Alexander Monro was a Presbyter of the Church of Scotland and Principal of the College of Edinburgh who published a number of polemical religious works between 1691 and 1696. The title page of this particular publication tells us that most of the aforesaid sermons were preached at St. Giles Church in Edinburgh before an audience of judges and magistrates.
The copy here is signed “Anne Cornwall” on the imprimatur page in a contemporary hand. She is one of the many female book owners whose too-common name complicates her identification, but the binding may lend some clues.
The gilt stamp on the binding is that of Sir George Steuart, 5th Baronet of Grandtully and Murthly in Perthshire, Scotland (1750–1827) . The stamp features a helmet with three plumed feathers at the top, two bees within the circle beneath, and an apparent saltire in the base. The book, then, was owned by a Scotsman, which makes a certain amount of sense since the author too was Scottish. We might guess that Anne, whose signature appears to predate the binding, was also Scottish.
She does not appear to have an obvious familial connection to Sir Steuart; his mother was Clementina and his sisters were Clementina and Grizell. It may simply be that Steuart obtained the book as a secondhand purchase and has no link whatever Anne.

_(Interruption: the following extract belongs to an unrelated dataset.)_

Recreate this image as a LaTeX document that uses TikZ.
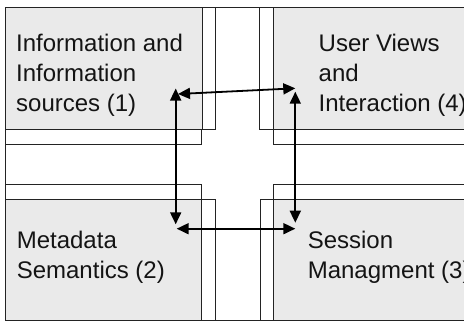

The Folger Shakespeare Library holds a copy of Antoinette Bourignon’s The Confusion of the Builders of Babel (1708), which is bound with Parts I through III of the author’s The Academy of Learned Divines and signed Anne Cornwall. It would be interesting to note if the hand is the same and, if so, whether the Folger volume has any further clues to Anne’s identity.
Update June 7, 2022: While updating the website’s finding aid, Martine Van Elk noticed that we had previously featured a Lady Anne Cornwall in April 2020. The hand in the 1618 Bible is not dissimilar, but Lady Anne Cornwall died in 1657, so naturally she could not have been the owner of the 1693 Monro sermons. However, she did have a daughter of the same name and it is quite likely that one or more of her sons would have also named their daughters Anne Cornwall. At this time, a relation between the two Annes cannot be proven, but Lady Anne’s Bible hints at a possible identity of the later Anne Cornwall.
“Steuart, George, Sir, 5th Baronet (1750 – 1827) (Stamp 1).” British Armorial Bindings, University of Toronto Libraries. Accessed 25 April, 2022.